Le documentaire Bread & Roses, soutenu par Jennifer Lawrence et Malala Yousafzai, dévoile la lutte désespérée des Afghanes face à l'oppression talibane. Un témoignage poignant, filmé au cœur du quotidien étouffant des femmes en Afghanistan, depuis 2021.
Un témoignage rare, filmé smartphone en main, au cœur de la tyrannie des talibans : Bread & Roses, documentaire sur le calvaire des femmes afghanes, est le genre de film dont on ne sort pas indemne.
Soutenu par l'actrice Jennifer Lawrence (Hunger Games) et la lauréate du prix Nobel de la paix Malala Yousafzai, ce long-métrage plonge le spectateur dans l’asphyxie quotidienne vécue par la moitié de la population afghane depuis le retrait des troupes américaines et le retour au pouvoir des fondamentalistes religieux.
"Lorsque Kaboul est tombé en 2021, toutes les femmes ont perdu leurs droits fondamentaux. Elles ont perdu le droit d’être éduquées et de travailler", a rappelé jeudi à l’AFP Jennifer Lawrence, venue à Los Angeles promouvoir ce film qu’elle a aidé à produire. "Leur vie a été bouleversée du jour au lendemain."
Présenté à Cannes en mai 2023, ce documentaire, réalisé par la cinéaste afghane Sahra Mani, sort sur Apple TV+ le 22 novembre.
Après la chute de Kaboul, la réalisatrice, exilée, a contacté une dizaine de femmes restées sur place et leur a appris à se filmer avec leur téléphone pour documenter leur résistance.
Il en résulte un film bouleversant, où les destins entrecroisés de trois Afghanes reflètent la déchéance des femmes du pays.
"Enorme silence"
On y rencontre Zahra, une dentiste dont le cabinet est menacé de fermeture par les talibans, propulsée cheffe de file des manifestations contre le régime.
Puis Sharifa, une ex-fonctionnaire cloîtrée chez elle, réduite à étendre le linge sur son toit pour respirer un peu d’air frais.
Enfin, Taranom, militante exilée au Pakistan voisin, qui assiste impuissante à l’obscurantisme envahir son pays natal.
"Les restrictions sont de plus en plus sévères", regrette auprès de l’AFP Mme Mani, en dénonçant "l’énorme silence" de la communauté internationale. Pour elle, "les femmes afghanes n’ont pas reçu le soutien qu’elles méritaient."
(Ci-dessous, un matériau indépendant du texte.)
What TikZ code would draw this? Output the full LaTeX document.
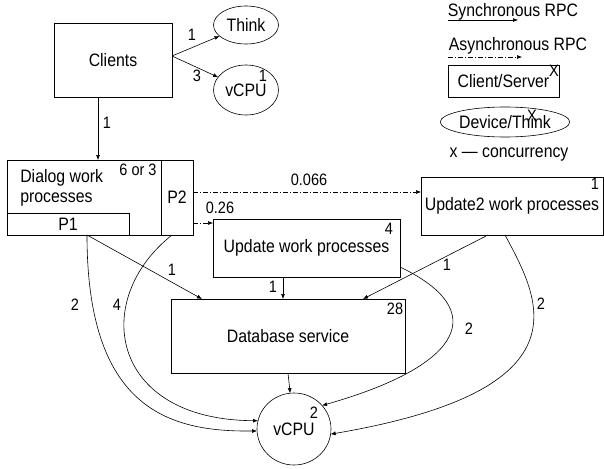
\documentclass[tikz,border=0pt]{standalone}
\usepackage{fontspec}
\setmainfont{Liberation Sans}[FakeStretch=0.88]
\usetikzlibrary{arrows.meta,shapes.geometric}

\tikzset{
  box/.style={draw, inner sep=0pt, outer sep=0pt, font=\fontsize{18}{20}\selectfont},
  dev/.style={draw, ellipse, inner sep=0pt, outer sep=0pt, font=\fontsize{18}{20}\selectfont},
  txt/.style={inner sep=0pt, font=\fontsize{18}{20}\selectfont},
  num/.style={inner sep=0pt, font=\fontsize{16.5}{18}\selectfont},
  sync/.style={-{Latex[length=5pt,width=4pt]}},
  async/.style={-{Latex[length=5pt,width=4pt]}, dash pattern=on 5pt off 2pt on 1pt off 2pt}
}

\begin{document}
\begin{tikzpicture}[x=1pt, y=-1pt, line width=0.6pt]
  \useasboundingbox (0,0) rectangle (604,468);

  \node[box, minimum width=118pt, minimum height=74pt] (clients) at (113,60) {Clients};
  \node[dev, minimum width=65pt, minimum height=38pt] (think) at (246,25) {Think};
  \node[dev, minimum width=65pt, minimum height=50pt] (cpu1) at (246,90) {\raisebox{-4pt}{vCPU}};
  \node[num] (cpu1x) at (263,76) {1};
  \draw[sync] ([yshift=4pt]clients.east) -- (think);
  \draw[sync] ([yshift=4pt]clients.east) -- (cpu1);
  \node[num] (l1) at (192,35) {1};
  \node[num] (l3) at (197,76) {3};

  \node[box, minimum width=186pt, minimum height=75pt] (dialog) at (100,197.5) {};
  \node[txt, anchor=west, align=left] (dialogtxt) at (20,188) {Dialog work\\processes};
  \node[box, minimum width=32pt, minimum height=75pt] (p2) at (177,197.5) {P2};
  \node[box, minimum width=122pt, minimum height=22pt] (p1) at (68,224) {P1};
  \node[num] (dialogx) at (138,170) {6 or 3};
  \draw[sync] ([xshift=-15pt]clients.south) -- ([xshift=-15pt]clients.south |- dialog.north);
  \node[num] (l1b) at (107,123) {1};

  \node[box, minimum width=187pt, minimum height=58pt] (upd) at (306.5,248) {Update work processes};
  \node[num] (updx) at (389,229) {4};
  \node[box, minimum width=182pt, minimum height=58pt] (upd2) at (512,206) {Update2 work processes};
  \node[num] (upd2x) at (595,184) {1};
  \draw[async] ([yshift=5.5pt]p2.east) -- ([yshift=5.5pt]p2.east -| upd2.west);
  \draw[async] ([yshift=-25.5pt]p2.east) -- ([yshift=-25.5pt]p2.east -| upd.west);
  \node[num] (l066) at (309,180) {0.066};
  \node[num] (l026) at (220,208) {0.26};

  \node[box, minimum width=234pt, minimum height=74pt] (db) at (288,336) {Database service};
  \node[num] (dbx) at (395,309) {28};
  \draw[sync] ([xshift=19pt]p1.south) -- ([xshift=-86pt]db.north);
  \draw[sync] ([xshift=-23.5pt]upd.south) -- ([xshift=-23.5pt]upd.south |- db.north);
  \draw[sync] ([xshift=-24pt]upd2.south) -- ([xshift=75pt]db.north);
  \node[num] (l1c) at (172,270) {1};
  \node[num] (l1d) at (273,287) {1};
  \node[num] (l1e) at (447,265) {1};

  \node[dev, minimum width=74pt, minimum height=72pt] (cpu) at (294,429) {vCPU};
  \node[num] (cpux) at (314,413) {2};
  \draw[sync] (db.south) -- (cpu);
  \draw[sync] ([xshift=19pt]p1.south) .. controls (87,410) and (170,432) .. (cpu.183);
  \draw[sync] ([xshift=-5pt]p2.south) .. controls (90,300) and (110,420) .. (cpu.167);
  \draw[sync] ([yshift=-19pt]upd.east) .. controls (490,310) and (465,365) .. (cpu.40);
  \draw[sync] ([xshift=-7pt]upd2.south) .. controls (540,300) and (590,390) .. (cpu.-8);
  \node[num] (l2a) at (75,305) {2};
  \node[num] (l4) at (117,305) {4};
  \node[num] (l2b) at (469,329) {2};
  \node[num] (l2c) at (541,304) {2};

  \node[txt] (synctxt) at (513,12) {Synchronous RPC};
  \coordinate (s1) at (448,20);
  \coordinate (s2) at (518,20);
  \draw[sync] (s1) -- (s2);
  \node[txt] (asynctxt) at (518,46) {Asynchronous RPC};
  \coordinate (a1) at (448,57);
  \coordinate (a2) at (522,57);
  \draw[async] (a1) -- (a2);
  \node[box, minimum width=111pt, minimum height=32pt] (cs) at (503.5,81) {\raisebox{-3pt}{Client/Server}};
  \node[num] (csx) at (554,71) {X};
  \node[dev, minimum width=114pt, minimum height=30pt] (devthink) at (505,122) {Device/Think};
  \node[num] (devx) at (532,116) {X};
  \node[txt] (conc) at (509,155) {x --- concurrency};
\end{tikzpicture}
\end{document}
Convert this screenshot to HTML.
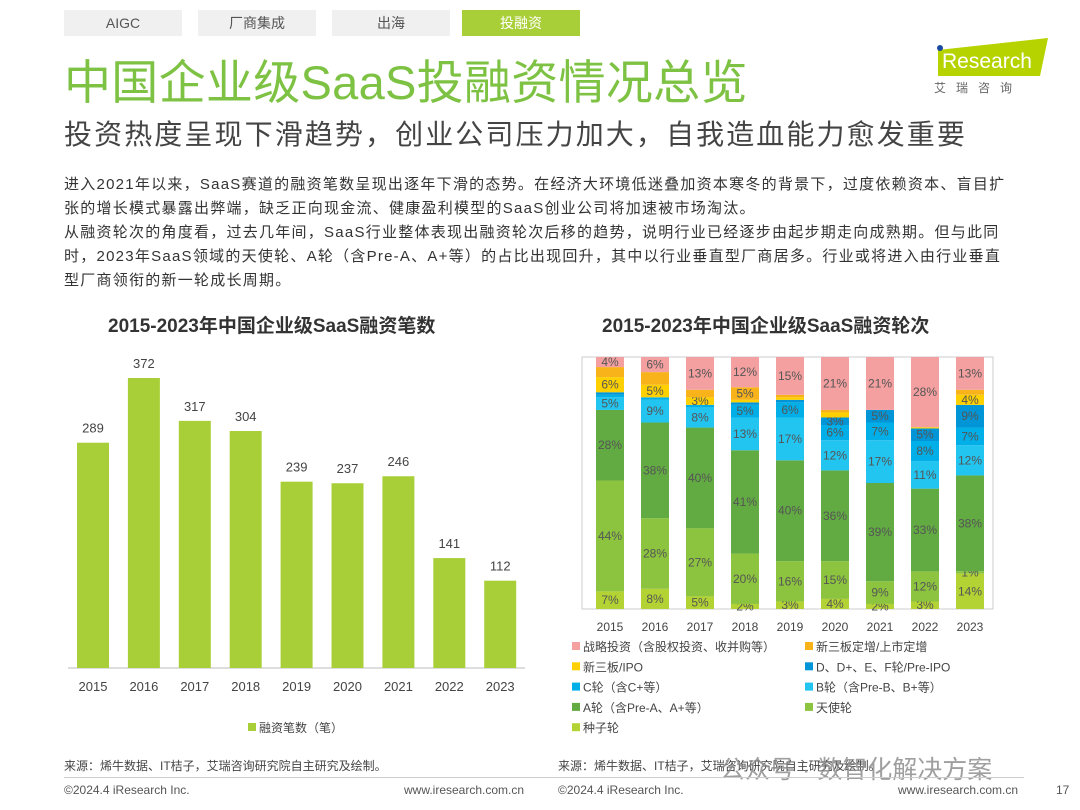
<!DOCTYPE html>
<html><head><meta charset="utf-8"><style>
body{margin:0;width:1080px;height:810px;background:#fff;position:relative;overflow:hidden;font-family:"Liberation Sans","Noto Sans CJK SC",sans-serif;color:#333}
.a{position:absolute;white-space:nowrap}
.tab{position:absolute;top:10px;height:26px;width:118px;background:#f0f0f0;color:#555;font-size:14px;text-align:center;line-height:26px}
.body p{margin:0;font-size:15px;line-height:24px;color:#333;letter-spacing:1.25px}
</style></head><body>
<div class="tab" style="left:64px">AIGC</div>
<div class="tab" style="left:198px">厂商集成</div>
<div class="tab" style="left:332px">出海</div>
<div class="tab" style="left:462px;background:#a9cf38;color:#fff">投融资</div>
<div class="a" style="left:64px;top:44px;font-size:47px;color:#7dc243;letter-spacing:0.3px">中国企业级SaaS投融资情况总览</div>
<div class="a" style="left:64px;top:113px;font-size:28px;color:#444;letter-spacing:2.1px">投资热度呈现下滑趋势，创业公司压力加大，自我造血能力愈发重要</div>
<div class="a" style="left:930px;top:38px;width:120px;height:60px">
<svg width="120" height="60"><polygon points="8,12 118,0 110,38 8,38" fill="#b6d300"/><circle cx="10" cy="10" r="3" fill="#1a4aa0"/><text x="12" y="30" font-size="21" fill="#fff" font-family="Liberation Sans">Research</text><text x="4" y="54" font-size="12" fill="#666" letter-spacing="10">艾瑞咨询</text></svg></div>
<div class="a body" style="left:64px;top:173px;width:980px">
<p>进入2021年以来，SaaS赛道的融资笔数呈现出逐年下滑的态势。在经济大环境低迷叠加资本寒冬的背景下，过度依赖资本、盲目扩<br>张的增长模式暴露出弊端，缺乏正向现金流、健康盈利模型的SaaS创业公司将加速被市场淘汰。</p>
<p>从融资轮次的角度看，过去几年间，SaaS行业整体表现出融资轮次后移的趋势，说明行业已经逐步由起步期走向成熟期。但与此同<br>时，2023年SaaS领域的天使轮、A轮（含Pre-A、A+等）的占比出现回升，其中以行业垂直型厂商居多。行业或将进入由行业垂直<br>型厂商领衔的新一轮成长周期。</p></div>
<div class="a" style="left:108px;top:311px;font-size:19px;font-weight:bold;color:#333">2015-2023年中国企业级SaaS融资笔数</div>
<div class="a" style="left:602px;top:311px;font-size:19px;font-weight:bold;color:#333">2015-2023年中国企业级SaaS融资轮次</div>
<svg id="c1" class="a" style="left:0;top:340px" width="540" height="400"></svg>
<svg id="c2" class="a" style="left:540px;top:340px" width="540" height="420"></svg>
<div class="a" style="left:64px;top:757px;font-size:12px;color:#444">来源：烯牛数据、IT桔子，艾瑞咨询研究院自主研究及绘制。</div>
<div class="a" style="left:558px;top:757px;font-size:12px;color:#444">来源：烯牛数据、IT桔子，艾瑞咨询研究院自主研究及绘制。</div>
<div class="a" style="left:720px;top:750px;font-size:25px;color:#888;opacity:.8">公众号 · 数智化解决方案</div>
<div class="a" style="left:64px;top:777px;width:960px;border-top:1px solid #ccc"></div>
<div class="a" style="left:64px;top:783px;font-size:12px;color:#555">©2024.4 iResearch Inc.</div>
<div class="a" style="left:404px;top:783px;font-size:12px;color:#555">www.iresearch.com.cn</div>
<div class="a" style="left:558px;top:783px;font-size:12px;color:#555">©2024.4 iResearch Inc.</div>
<div class="a" style="left:898px;top:783px;font-size:12px;color:#555">www.iresearch.com.cn</div>
<div class="a" style="left:1056px;top:783px;font-size:12px;color:#555">17</div>
<script>
const years=["2015","2016","2017","2018","2019","2020","2021","2022","2023"];
const deals=[289,372,317,304,239,237,246,141,112];
const seriesNames=["种子轮","天使轮","A轮（含Pre-A、A+等）","B轮（含Pre-B、B+等）","C轮（含C+等）","D、D+、E、F轮/Pre-IPO","新三板/IPO","新三板定增/上市定增","战略投资（含股权投资、收并购等）"];
const seed=[7,8,5,2,3,4,2,3,14];
const angel=[44,28,27,20,16,15,9,12,1];
const roundA=[28,38,40,41,40,36,39,33,38];
const roundB=[5,9,8,13,17,12,17,11,12];
const roundC=[1,1,1,5,6,6,7,8,7];
const roundD=[1,0,0,1,1,3,5,5,9];
const ipo=[6,5,3,1,1,2,0,0.5,4];
const dingzeng=[4,5,3,5,1,1,0,0,2];
const strategic=[4,6,13,12,15,21,21,28,13];
const NS="http://www.w3.org/2000/svg";
function mk(svg,tag,at,txt){const e=document.createElementNS(NS,tag);for(const k in at)e.setAttribute(k,at[k]);if(txt!==undefined)e.textContent=txt;svg.appendChild(e);return e;}
// chart 1
const c1=document.getElementById('c1');
const base1=328,scale1=290/372,x1=i=>93+i*50.9;
let ax=mk(c1,'line',{x1:68,x2:525,y1:base1,y2:base1,stroke:'#bbb'});


deals.forEach((v,i)=>{const h=v*scale1;
 const r=mk(c1,'rect',{x:x1(i)-16,y:base1-h,width:32,height:h,fill:'#a9cf38'});
 
 
 const t=mk(c1,'text',{x:x1(i),y:base1-h-10,'text-anchor':'middle','font-size':13,fill:'#444'},v);
 
 
 const l=mk(c1,'text',{x:x1(i),y:base1+23,'text-anchor':'middle','font-size':13,fill:'#444'},years[i]);
 
 
});
let lg=mk(c1,'rect',{x:248,y:383,width:8,height:8,fill:'#a9cf38'});


let lt=mk(c1,'text',{x:259,y:392,'font-size':12,fill:'#444'},'融资笔数（笔）');


// chart 2
const c2=document.getElementById('c2');
const series=[seed,angel,roundA,roundB,roundC,roundD,ipo,dingzeng,strategic];
const colors=["#b3d334","#8cc43f","#62ab43","#22c4f0","#00aee8","#0095d6","#ffd000","#f8b31a","#f4a0a0"];
const top2=17,bot2=269,x2=i=>70+i*45;
let box=mk(c2,'rect',{x:42,y:top2,width:411,height:bot2-top2,fill:'none',stroke:'#ccc'});


years.forEach((y,i)=>{
 let tot=0;series.forEach(s=>tot+=s[i]);
 let acc=0;
 series.forEach((s,k)=>{const v=s[i];if(v<=0)return;
  const y1=bot2-acc/tot*(bot2-top2);acc+=v;const y0=bot2-acc/tot*(bot2-top2);
  const r=mk(c2,'rect',{x:x2(i)-14,y:y0,width:28,height:y1-y0,fill:colors[k]});
  
  
  let show=v>=3||(k==0&&v>=2)||(k==1&&i==8);
  if(k==7&&!(v>ipo[i]&&v>=3))show=false;
  if(show){const t=mk(c2,'text',{x:x2(i),y:(y0+y1)/2+4,'text-anchor':'middle','font-size':12,fill:'#555'},Math.round(v)+'%');
   
   }
 });
 const l=mk(c2,'text',{x:x2(i),y:bot2+22,'text-anchor':'middle','font-size':12,fill:'#444'},y);
 
 
});
const order=[8,7,6,5,4,3,2,1,0];
order.forEach((k,j)=>{const col=j%2,row=Math.floor(j/2);
 const x=32+col*233,y=311+row*20.3;
 const r=mk(c2,'rect',{x:x,y:y-9,width:8,height:8,fill:colors[k]});
 
 
 const t=mk(c2,'text',{x:x+11,y:y,'font-size':12,fill:'#444'},seriesNames[k]);
 
 
});
</script>
</body></html>
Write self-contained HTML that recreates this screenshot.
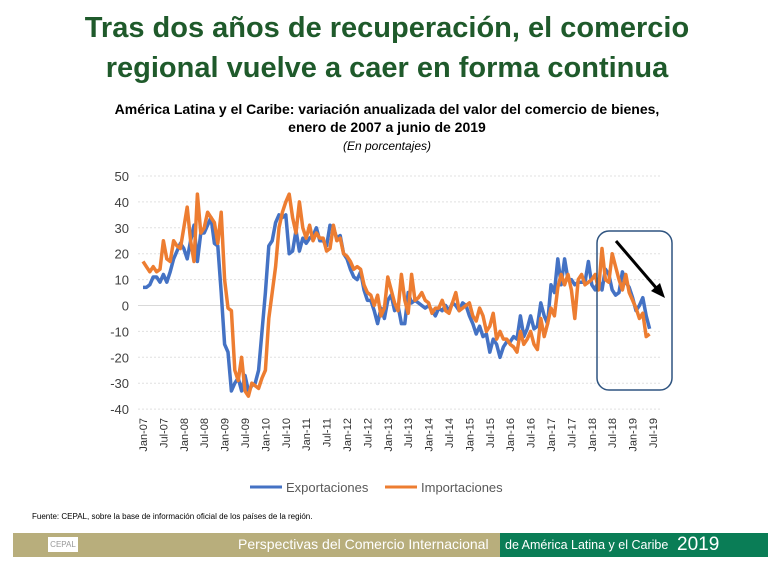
<!DOCTYPE html>
<html><head><meta charset="utf-8"><style>
body{margin:0;width:774px;height:566px;background:#fff;font-family:"Liberation Sans",sans-serif;overflow:hidden;position:relative}
.t{position:absolute;left:0;width:774px;text-align:center}
</style></head><body>
<div class="t" style="top:8px;font-size:29px;font-weight:bold;color:#1f5a2b;line-height:40px">Tras dos años de recuperación, el comercio<br>regional vuelve a caer en forma continua</div>
<div class="t" style="top:100px;font-size:14px;font-weight:bold;line-height:18px">América Latina y el Caribe: variación anualizada del valor del comercio de bienes,<br>enero de 2007 a junio de 2019</div>
<div class="t" style="top:139px;font-size:12px;font-style:italic">(En porcentajes)</div>
<svg id="c" width="774" height="566" style="position:absolute;left:0;top:0"></svg>
<div style="position:absolute;left:32px;top:512px;font-size:8px">Fuente: CEPAL, sobre la base de información oficial de los países de la región.</div>
<div style="position:absolute;left:13px;top:533px;width:487px;height:24px;background:#b8ae7c"></div>
<div style="position:absolute;left:500px;top:533px;width:268px;height:24px;background:#0a7d56"></div>
<div style="position:absolute;left:48px;top:537px;width:30px;height:15px;background:#fff;font-size:8px;color:#999;text-align:center;line-height:15px">CEPAL</div>
<div style="position:absolute;left:238px;top:536px;font-size:14px;color:#fff">Perspectivas del Comercio Internacional</div>
<div style="position:absolute;left:505px;top:538px;font-size:12.5px;color:#fff">de América Latina y el Caribe</div>
<div style="position:absolute;left:677px;top:534px;font-size:19px;color:#fff">2019</div>
<script>
const yTicks=[50,40,30,20,10,0,-10,-20,-30,-40];
const xLabels=[];
const yrs=['07','08','09','10','11','12','13','14','15','16','17','18','19'];
yrs.forEach(y=>{xLabels.push('Jan-'+y);xLabels.push('Jul-'+y);});
const exportsData=[7,7,8,11,11,9,12,9,13,18,21,24,
22,18,25,31,17,28,28,31,34,24,23,5,
-15,-18,-33,-30,-28,-33,-27,-33,-31,-30,-25,-10,
5,23,25,32,35,34,35,20,21,29,21,26,
24,26,27,30,25,25,23,31,30,26,27,20,
18,14,11,10,13,6,2,2,-2,-7,-1,-5,
2,4,-2,0,-7,-7,5,1,2,1,0,-1,
0,-2,-4,-1,-2,0,-2,1,0,-2,1,0,
-4,-7,-11,-8,-12,-11,-18,-13,-15,-20,-16,-14,
-14,-12,-13,-4,-12,-9,-4,-9,-8,1,-4,-7,
8,5,18,8,18,10,10,8,9,9,9,17,
8,6,10,6,14,12,6,4,5,13,9,7,
3,-2,0,3,-4,-9];
const importsData=[17,15,13,15,13,14,25,18,17,25,23,22,
30,38,25,17,43,28,30,36,34,32,24,36,
10,-1,-2,-25,-29,-20,-33,-35,-30,-31,-32,-28,
-25,-5,5,15,30,36,40,43,34,28,40,30,
26,31,25,28,26,26,21,22,31,25,26,20,
19,17,14,15,14,8,5,4,0,4,-4,-1,
11,6,1,-2,12,2,-3,12,2,3,5,2,
1,-3,-1,-1,2,-2,-3,1,5,-2,-1,0,
1,-4,-6,-1,-4,-10,-8,-3,-13,-10,-13,-13,
-15,-16,-18,-10,-15,-13,-10,-15,-17,-5,-12,-7,
-1,-4,7,12,8,12,6,-5,10,12,8,9,
10,12,6,22,10,9,20,15,10,6,12,5,
2,-1,-5,-3,-12,-11];
const svg=document.getElementById('c');const NS='http://www.w3.org/2000/svg';
const Y=v=>305.5-v*2.59;const X=i=>143+i*3.4;
function mk(t,a,txt){const e=document.createElementNS(NS,t);for(const k in a)e.setAttribute(k,a[k]);if(txt!=null)e.textContent=txt;svg.appendChild(e);return e;}
yTicks.forEach(v=>{
const g=mk('line',{x1:138,x2:660,y1:Y(v),y2:Y(v),stroke:v===0?'#d9d9d9':'#e0e0e0','stroke-dasharray':v===0?'':'2,2','stroke-width':1});


const t=mk('text',{x:129,y:Y(v)+5,'text-anchor':'end','font-size':13,fill:'#404040'},v);


});
xLabels.forEach((l,i)=>{
const x=X(i*6);
const t=mk('text',{transform:`translate(${x+4},${418}) rotate(-90)`,'text-anchor':'end','font-size':11,fill:'#303030'},l);


});
function line(d,c,n){const p=mk('polyline',{points:d.map((v,i)=>X(i)+','+Y(v)).join(' '),fill:'none',stroke:c,'stroke-width':3.5,'stroke-linejoin':'round'});

}
line(exportsData,'#4472c4','exports-line');
line(importsData,'#ed7d31','imports-line');
const b=mk('rect',{x:597,y:231,width:75,height:159,rx:12,fill:'none',stroke:'#2f5480','stroke-width':1.5});


const a=mk('line',{x1:616,y1:241,x2:658,y2:290,stroke:'#000','stroke-width':3});


const ah=mk('polygon',{points:'665,298 651,291 660,283',fill:'#000'});


[['#4472c4','Exportaciones',250],['#ed7d31','Importaciones',385]].forEach(([c,t,x])=>{
const l=mk('line',{x1:x,x2:x+32,y1:487,y2:487,stroke:c,'stroke-width':3});


const tx=mk('text',{x:x+36,y:492,'font-size':13,fill:'#595959'},t);


});
</script>
</body></html>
Depuis leur retour au pouvoir, les talibans ont instauré un "apartheid de genre" en Afghanistan, selon l’ONU.
Les femmes sont progressivement effacées de l’espace public : elles ne peuvent plus étudier au-delà du primaire, accéder aux parcs, aux salles de sport ou aux salons de beauté, ni sortir sans chaperon.
Une récente loi leur interdit même de faire entendre leur voix en public, sous couvert d’une application rigoriste de la loi islamique.
"Les talibans prétendent représenter la culture et la religion de l’Afghanistan, mais ils ne sont qu’un petit groupe d’hommes qui ne reflètent pas la diversité du pays", dénonce Malala Yousafzai, productrice exécutive du film.
"L’islam n’interdit pas à une fille d’apprendre, ni à une femme de travailler", rappelle cette militante pakistanaise, survivante d’une tentative d’assassinat par les talibans à 15 ans.
Bravoure inouïe
Tourné sur un an après la chute de Kaboul, le documentaire capture des instants de bravoure extraordinaire.
"Vous avez fermé les universités et les écoles, vous feriez aussi bien de me tuer !", hurle une manifestante à un taliban la menaçant.
Rythmées par le slogan "Travail, pain, éducation !", les manifestations de femmes sont méthodiquement écrasées par le régime. Les manifestantes sont battues, arrêtées ou kidnappées.
Peu à peu, la résistance devient plus discrète, sans s’éteindre : certaines Afghanes poursuivent leur éducation grâce à des cours clandestins.
Trois ans après leur arrivée au pouvoir, aucun pays n’a encore officiellement reconnu le gouvernement taliban. Les protestations internationales sur la condition des femmes restent sans effet notable.
Sahra Mani met en garde : "Moins les Afghanes sont éduquées, plus leurs fils sont vulnérables à l’idéologie qui a enfanté les attentats du 11 septembre."
"Si nous payons le prix aujourd’hui, vous paierez peut-être demain", avertit-elle à l’intention des pays occidentaux.